» PROBLEM DESCRIPTION
Quote, with no changes, the lines that run from the top of the material to the line with "(title) at (637,55)", both included.

» SOURCE MATERIAL
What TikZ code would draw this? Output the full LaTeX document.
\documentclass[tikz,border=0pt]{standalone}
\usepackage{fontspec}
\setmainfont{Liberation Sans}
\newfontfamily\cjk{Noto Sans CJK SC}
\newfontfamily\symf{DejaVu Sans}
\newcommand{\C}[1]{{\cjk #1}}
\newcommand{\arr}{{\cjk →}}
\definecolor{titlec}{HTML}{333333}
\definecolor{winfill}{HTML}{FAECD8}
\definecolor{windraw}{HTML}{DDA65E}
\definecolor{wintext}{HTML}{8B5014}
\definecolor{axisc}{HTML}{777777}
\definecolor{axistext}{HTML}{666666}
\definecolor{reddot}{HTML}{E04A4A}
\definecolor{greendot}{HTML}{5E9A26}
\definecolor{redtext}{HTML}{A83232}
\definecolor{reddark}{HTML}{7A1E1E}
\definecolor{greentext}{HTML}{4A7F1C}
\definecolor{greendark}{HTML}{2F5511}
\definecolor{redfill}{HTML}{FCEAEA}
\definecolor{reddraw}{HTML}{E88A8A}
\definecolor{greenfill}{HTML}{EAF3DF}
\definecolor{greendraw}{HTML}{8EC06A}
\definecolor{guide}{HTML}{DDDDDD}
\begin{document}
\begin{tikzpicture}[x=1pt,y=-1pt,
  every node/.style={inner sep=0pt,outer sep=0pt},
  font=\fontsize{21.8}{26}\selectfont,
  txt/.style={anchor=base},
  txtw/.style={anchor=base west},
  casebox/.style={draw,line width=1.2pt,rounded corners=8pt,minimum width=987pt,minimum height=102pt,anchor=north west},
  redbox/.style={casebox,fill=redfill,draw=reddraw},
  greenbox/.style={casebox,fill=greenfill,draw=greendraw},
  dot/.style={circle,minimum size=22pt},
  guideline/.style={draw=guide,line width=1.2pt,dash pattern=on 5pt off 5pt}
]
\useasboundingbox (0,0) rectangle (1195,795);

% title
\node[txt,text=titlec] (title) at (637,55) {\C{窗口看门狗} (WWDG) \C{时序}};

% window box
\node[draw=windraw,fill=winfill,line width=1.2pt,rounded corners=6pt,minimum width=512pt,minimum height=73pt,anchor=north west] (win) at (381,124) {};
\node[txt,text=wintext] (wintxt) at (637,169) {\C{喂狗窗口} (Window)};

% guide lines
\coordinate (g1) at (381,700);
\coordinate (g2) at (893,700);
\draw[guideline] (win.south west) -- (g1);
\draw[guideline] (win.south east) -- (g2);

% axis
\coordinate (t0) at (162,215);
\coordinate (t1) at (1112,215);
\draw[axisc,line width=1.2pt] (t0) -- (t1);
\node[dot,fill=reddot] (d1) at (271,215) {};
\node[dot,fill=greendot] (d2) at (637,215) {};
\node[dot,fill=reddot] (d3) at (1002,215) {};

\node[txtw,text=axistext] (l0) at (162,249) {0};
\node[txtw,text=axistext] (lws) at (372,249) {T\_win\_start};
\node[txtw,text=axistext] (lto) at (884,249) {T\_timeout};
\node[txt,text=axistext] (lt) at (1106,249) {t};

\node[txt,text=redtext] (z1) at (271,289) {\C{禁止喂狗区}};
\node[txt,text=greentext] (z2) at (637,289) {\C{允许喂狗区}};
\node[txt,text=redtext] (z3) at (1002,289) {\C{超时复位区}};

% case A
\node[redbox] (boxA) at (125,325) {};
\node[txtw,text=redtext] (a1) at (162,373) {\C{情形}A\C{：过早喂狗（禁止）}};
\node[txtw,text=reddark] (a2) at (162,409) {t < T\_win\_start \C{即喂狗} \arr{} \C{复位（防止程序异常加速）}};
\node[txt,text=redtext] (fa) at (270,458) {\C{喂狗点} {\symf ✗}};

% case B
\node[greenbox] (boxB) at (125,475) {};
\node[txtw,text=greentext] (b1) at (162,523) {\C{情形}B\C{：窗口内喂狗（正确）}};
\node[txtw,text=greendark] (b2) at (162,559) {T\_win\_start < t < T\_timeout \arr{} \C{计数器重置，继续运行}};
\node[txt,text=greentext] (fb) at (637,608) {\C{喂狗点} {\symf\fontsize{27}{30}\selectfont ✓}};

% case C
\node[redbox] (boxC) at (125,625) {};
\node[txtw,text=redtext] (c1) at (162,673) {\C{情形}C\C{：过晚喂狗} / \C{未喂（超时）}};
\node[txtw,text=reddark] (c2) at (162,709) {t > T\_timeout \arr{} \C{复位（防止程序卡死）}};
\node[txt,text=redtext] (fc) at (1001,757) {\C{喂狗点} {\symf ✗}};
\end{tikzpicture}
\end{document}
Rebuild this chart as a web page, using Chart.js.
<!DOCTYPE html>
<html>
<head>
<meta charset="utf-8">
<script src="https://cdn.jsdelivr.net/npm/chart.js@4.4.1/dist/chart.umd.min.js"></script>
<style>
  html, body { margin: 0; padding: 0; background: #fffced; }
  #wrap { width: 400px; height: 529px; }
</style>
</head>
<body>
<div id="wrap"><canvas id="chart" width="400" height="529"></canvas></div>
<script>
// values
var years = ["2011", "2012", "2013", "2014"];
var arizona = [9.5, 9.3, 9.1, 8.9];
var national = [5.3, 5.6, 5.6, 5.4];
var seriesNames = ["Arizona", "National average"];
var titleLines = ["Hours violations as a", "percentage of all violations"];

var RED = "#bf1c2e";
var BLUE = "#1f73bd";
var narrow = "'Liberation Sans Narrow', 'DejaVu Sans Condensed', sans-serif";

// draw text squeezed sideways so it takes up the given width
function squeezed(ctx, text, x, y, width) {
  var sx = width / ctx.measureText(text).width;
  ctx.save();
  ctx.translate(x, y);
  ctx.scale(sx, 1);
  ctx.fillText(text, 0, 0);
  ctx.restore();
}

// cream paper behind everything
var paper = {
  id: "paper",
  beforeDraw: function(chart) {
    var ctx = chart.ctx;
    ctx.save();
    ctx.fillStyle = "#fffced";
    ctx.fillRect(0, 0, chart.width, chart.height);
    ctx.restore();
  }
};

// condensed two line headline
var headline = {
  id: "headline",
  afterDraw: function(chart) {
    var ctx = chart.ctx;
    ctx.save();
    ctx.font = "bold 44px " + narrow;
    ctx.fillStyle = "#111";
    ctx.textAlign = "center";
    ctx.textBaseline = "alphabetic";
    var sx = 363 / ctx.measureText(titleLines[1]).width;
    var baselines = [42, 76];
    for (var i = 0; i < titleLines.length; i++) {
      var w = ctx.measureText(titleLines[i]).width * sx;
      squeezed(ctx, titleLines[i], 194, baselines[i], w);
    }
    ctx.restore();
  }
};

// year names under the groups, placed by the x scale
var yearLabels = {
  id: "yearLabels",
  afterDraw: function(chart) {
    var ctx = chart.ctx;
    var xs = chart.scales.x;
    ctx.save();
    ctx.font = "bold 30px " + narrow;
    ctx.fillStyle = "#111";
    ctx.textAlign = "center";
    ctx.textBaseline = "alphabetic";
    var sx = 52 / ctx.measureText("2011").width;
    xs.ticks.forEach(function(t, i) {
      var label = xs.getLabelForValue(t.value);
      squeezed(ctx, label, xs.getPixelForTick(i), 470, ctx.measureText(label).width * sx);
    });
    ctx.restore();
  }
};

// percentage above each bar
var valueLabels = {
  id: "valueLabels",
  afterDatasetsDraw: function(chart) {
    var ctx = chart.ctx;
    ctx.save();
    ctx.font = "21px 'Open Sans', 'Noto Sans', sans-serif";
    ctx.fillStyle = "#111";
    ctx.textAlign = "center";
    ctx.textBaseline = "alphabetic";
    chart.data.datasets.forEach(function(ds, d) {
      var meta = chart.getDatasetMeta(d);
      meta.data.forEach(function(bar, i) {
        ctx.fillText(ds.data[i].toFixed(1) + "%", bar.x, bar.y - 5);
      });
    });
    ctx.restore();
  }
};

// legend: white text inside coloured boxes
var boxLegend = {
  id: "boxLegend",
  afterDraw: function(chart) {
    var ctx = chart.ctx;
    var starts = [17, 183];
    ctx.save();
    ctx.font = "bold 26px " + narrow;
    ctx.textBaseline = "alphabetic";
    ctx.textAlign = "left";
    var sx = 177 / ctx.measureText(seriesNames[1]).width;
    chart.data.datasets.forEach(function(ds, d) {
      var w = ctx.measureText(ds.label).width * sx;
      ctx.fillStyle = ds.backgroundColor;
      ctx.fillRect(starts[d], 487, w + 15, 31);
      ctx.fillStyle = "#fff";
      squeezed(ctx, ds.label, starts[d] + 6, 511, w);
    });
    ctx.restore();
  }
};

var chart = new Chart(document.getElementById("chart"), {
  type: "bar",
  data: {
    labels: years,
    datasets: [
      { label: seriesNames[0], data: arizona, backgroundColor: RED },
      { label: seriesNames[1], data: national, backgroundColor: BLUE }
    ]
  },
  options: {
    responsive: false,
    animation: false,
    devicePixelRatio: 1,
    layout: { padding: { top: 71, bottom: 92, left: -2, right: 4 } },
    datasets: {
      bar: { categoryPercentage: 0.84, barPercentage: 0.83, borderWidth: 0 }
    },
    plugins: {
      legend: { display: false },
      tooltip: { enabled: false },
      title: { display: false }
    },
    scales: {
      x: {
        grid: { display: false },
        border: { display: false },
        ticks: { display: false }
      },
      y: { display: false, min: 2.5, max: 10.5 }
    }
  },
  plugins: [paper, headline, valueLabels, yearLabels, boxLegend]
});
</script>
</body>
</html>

» WRITTEN RESPONSE
What TikZ code would draw this? Output the full LaTeX document.
\documentclass[tikz,border=0pt]{standalone}
\usepackage{fontspec}
\setmainfont{Liberation Sans}
\newfontfamily\cjk{Noto Sans CJK SC}
\newfontfamily\symf{DejaVu Sans}
\newcommand{\C}[1]{{\cjk #1}}
\newcommand{\arr}{{\cjk →}}
\definecolor{titlec}{HTML}{333333}
\definecolor{winfill}{HTML}{FAECD8}
\definecolor{windraw}{HTML}{DDA65E}
\definecolor{wintext}{HTML}{8B5014}
\definecolor{axisc}{HTML}{777777}
\definecolor{axistext}{HTML}{666666}
\definecolor{reddot}{HTML}{E04A4A}
\definecolor{greendot}{HTML}{5E9A26}
\definecolor{redtext}{HTML}{A83232}
\definecolor{reddark}{HTML}{7A1E1E}
\definecolor{greentext}{HTML}{4A7F1C}
\definecolor{greendark}{HTML}{2F5511}
\definecolor{redfill}{HTML}{FCEAEA}
\definecolor{reddraw}{HTML}{E88A8A}
\definecolor{greenfill}{HTML}{EAF3DF}
\definecolor{greendraw}{HTML}{8EC06A}
\definecolor{guide}{HTML}{DDDDDD}
\begin{document}
\begin{tikzpicture}[x=1pt,y=-1pt,
  every node/.style={inner sep=0pt,outer sep=0pt},
  font=\fontsize{21.8}{26}\selectfont,
  txt/.style={anchor=base},
  txtw/.style={anchor=base west},
  casebox/.style={draw,line width=1.2pt,rounded corners=8pt,minimum width=987pt,minimum height=102pt,anchor=north west},
  redbox/.style={casebox,fill=redfill,draw=reddraw},
  greenbox/.style={casebox,fill=greenfill,draw=greendraw},
  dot/.style={circle,minimum size=22pt},
  guideline/.style={draw=guide,line width=1.2pt,dash pattern=on 5pt off 5pt}
]
\useasboundingbox (0,0) rectangle (1195,795);

% title
\node[txt,text=titlec] (title) at (637,55) {\C{窗口看门狗} (WWDG) \C{时序}};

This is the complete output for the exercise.